Ladylike in the Extreme: The Propagandism of Britain's African Princess and Her Subsequent Erasure

Presenter: Megan Orr, College of Humanities, Art History
Authors: Megan Orr
Faculty Advisor: Allen Christenson, College of Humanities, Comparative Arts and Letters
Institution: Brigham Young University

While visiting an African kingdom in 1851, British naval captain Frederick Forbes rescued a five year-old girl from a sacrificial ritual. An abolitionist, Captain Forbes was determined to give the young girl a free life. He negotiated her release, brought her to his ship, and returned home to England where he presented the girl to Queen Victoria. Her Majesty was taken with the girl and made her a ward of the Crown.
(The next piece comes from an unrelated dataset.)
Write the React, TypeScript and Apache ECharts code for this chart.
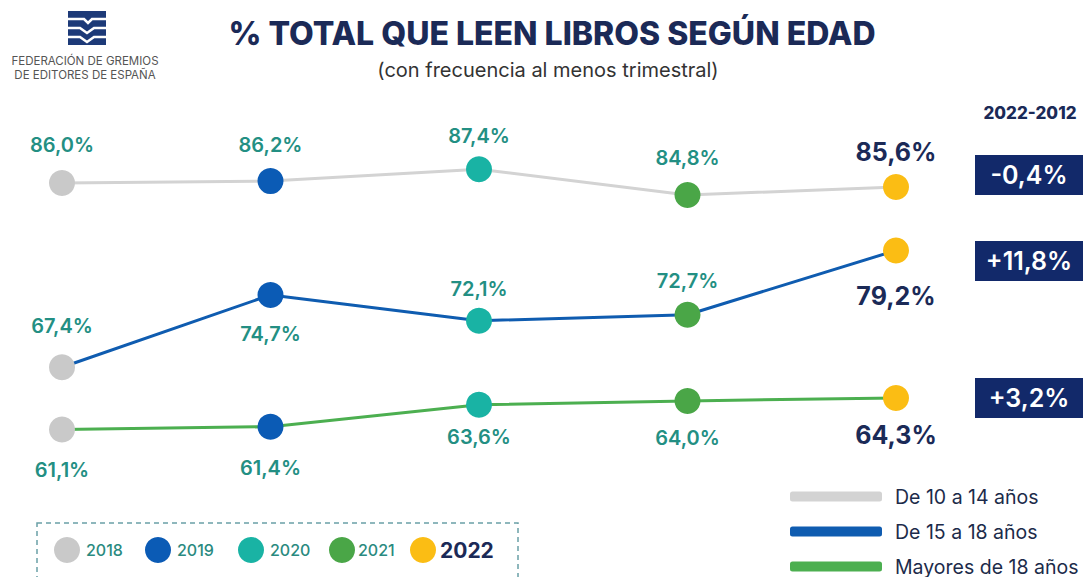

Christened Sarah Forbes Bonetta, she was raised in the public eye and bestowed the endearing moniker of “Britain’s African Princess”. A seemingly heartwarming tale, Bonetta’s life played out as a piece of living propaganda for British education and society. As presented in photographs, prints, and newspapers, her sensational childhood, African features, and marked intelligence were ubiquitously touted. For the British, Bonetta served as a living testament to the “civilizing” effect of British education, which was touted in part to justify British imperial efforts in the nineteenth century. Her subsequent near-erasure from history exposes her role as a pawn for Victorian Britain in its quest to establish itself as the world’s most paramount civilization.